GIVEN EXERCISE —
Only the lines from the top of the listing below to the line that has "import pandas as pd" should be echoed, with both ends kept and pictures left out.

PROVIDED DATA —
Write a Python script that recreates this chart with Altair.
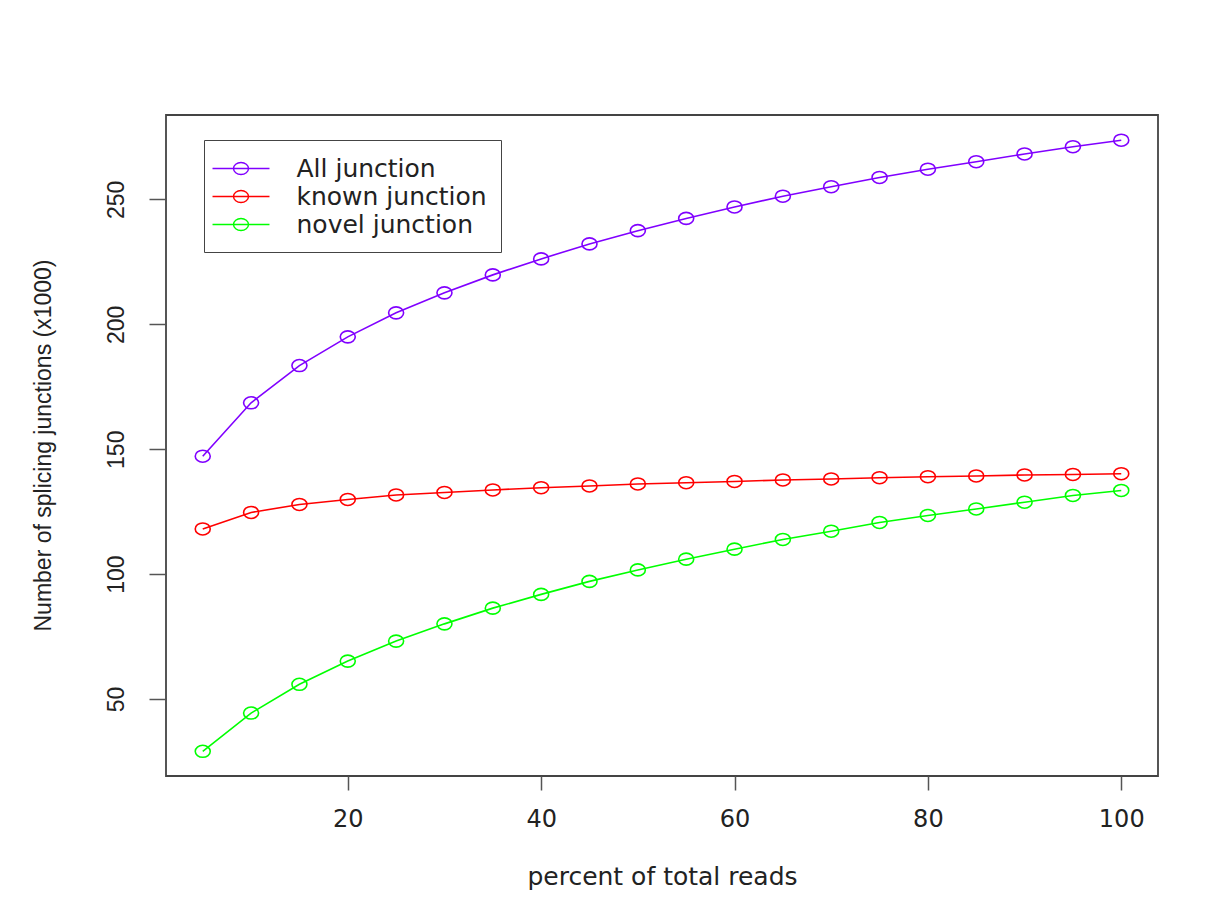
import altair as alt
import pandas as pd

# Data (values in thousands)
percent = [5, 10, 15, 20, 25, 30, 35, 40, 45, 50, 55, 60, 65, 70, 75, 80, 85, 90, 95, 100]
all_junction = [147.2, 168.6, 183.5, 195.0, 204.6, 212.6, 219.8, 226.2, 232.2, 237.5,
                 242.4, 247.0, 251.3, 255.1, 258.8, 262.1, 265.1, 268.2, 271.1, 273.7]
known_junction = [118.1, 124.7, 127.9, 129.9, 131.7, 132.7, 133.7, 134.6, 135.3, 136.1,
                   136.6, 137.1, 137.7, 138.1, 138.6, 139.0, 139.3, 139.7, 139.9, 140.2]
novel_junction = [29.1, 44.4, 55.9, 65.2, 73.2, 80.1, 86.4, 91.9, 97.1, 101.7,
                  106.0, 110.0, 113.9, 117.2, 120.7, 123.5, 126.1, 128.8, 131.5, 133.5]
series_names = ["All junction", "known junction", "novel junction"]
series_colors = ["#8000FF", "#FF0000", "#00FF00"]
x_ticks = [20, 40, 60, 80, 100]
y_ticks = [50, 100, 150, 200, 250]

rows = []
for name, vals in zip(series_names, [all_junction, known_junction, novel_junction]):
    for p, v in zip(percent, vals):
        rows.append({"percent": p, "value": v, "series": name})
df = pd.DataFrame(rows)

ellipse = "M -1.25 0 A 1.25 1 0 1 1 1.25 0 A 1.25 1 0 1 1 -1.25 0 Z"
legend_symbol = ("M -2.11 0 L 2.11 0 M -0.556 0 A 0.556 0.444 0 1 1 0.556 0 "
                 "A 0.556 0.444 0 1 1 -0.556 0 Z")

x_enc = alt.X("percent:Q",
              scale=alt.Scale(domain=[1.2, 103.8], nice=False, zero=False),
              axis=alt.Axis(values=x_ticks, title="percent of total reads",
                            domain=False, grid=False, tickSize=14, tickWidth=1.5,
                            tickColor="#555555", labelFont="DejaVu Sans",
                            labelFontSize=24, labelColor="#222222", labelPadding=17,
                            labelFlush=False,
                            titleFont="DejaVu Sans", titleFontSize=25,
                            titleFontWeight="normal", titleColor="#222222",
                            titleBaseline="middle", titleY=100))
y_enc = alt.Y("value:Q",
              scale=alt.Scale(domain=[19.2, 283.8], nice=False, zero=False),
              axis=alt.Axis(values=y_ticks, title="Number of splicing junctions (x1000)",
                            domain=False, grid=False, tickSize=17, tickWidth=1.5,
                            tickColor="#555555", labelFont="Liberation Sans",
                            labelFontSize=23, labelColor="#222222", labelAngle=270,
                            labelPadding=21, labelFlush=False,
                            titleFont="Liberation Sans", titleFontSize=23,
                            titleFontWeight="normal", titleColor="#222222",
                            titleBaseline="middle", titleX=-123, titleY=330,
                            titleAngle=270, titleAlign="center"))
color_enc = alt.Color("series:N",
                      scale=alt.Scale(domain=series_names, range=series_colors),
                      legend=alt.Legend(title=None, orient="none", legendX=38, legendY=25,
                                        symbolType=legend_symbol, symbolSize=729,
                                        symbolStrokeWidth=1.4, symbolFillColor="transparent",
                                        symbolOffset=8.5,
                                        labelFont="DejaVu Sans", labelFontSize=25,
                                        labelColor="#222222", labelOffset=41,
                                        labelLimit=400, rowPadding=0, padding=14,
                                        strokeColor="#444444", fillColor="white"))

base = alt.Chart(df).encode(x=x_enc, y=y_enc, color=color_enc)
lines = base.mark_line(strokeWidth=1.6)
points = base.mark_point(shape=ellipse, size=144, filled=False, strokeWidth=1.6, opacity=1)

chart = (lines + points).properties(
    width=992, height=661,
    autosize=alt.AutoSizeParams(type="none"),
    padding={"left": 158, "top": 107, "right": 55, "bottom": 120},
).configure(background="white").configure_view(stroke="#444444", strokeWidth=1.8)

chart.save("out.html", embed_options={"renderer": "svg", "actions": False})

ANSWER TO THIS EXERCISE —
Write a Python script that recreates this chart with Altair.
import altair as alt
import pandas as pd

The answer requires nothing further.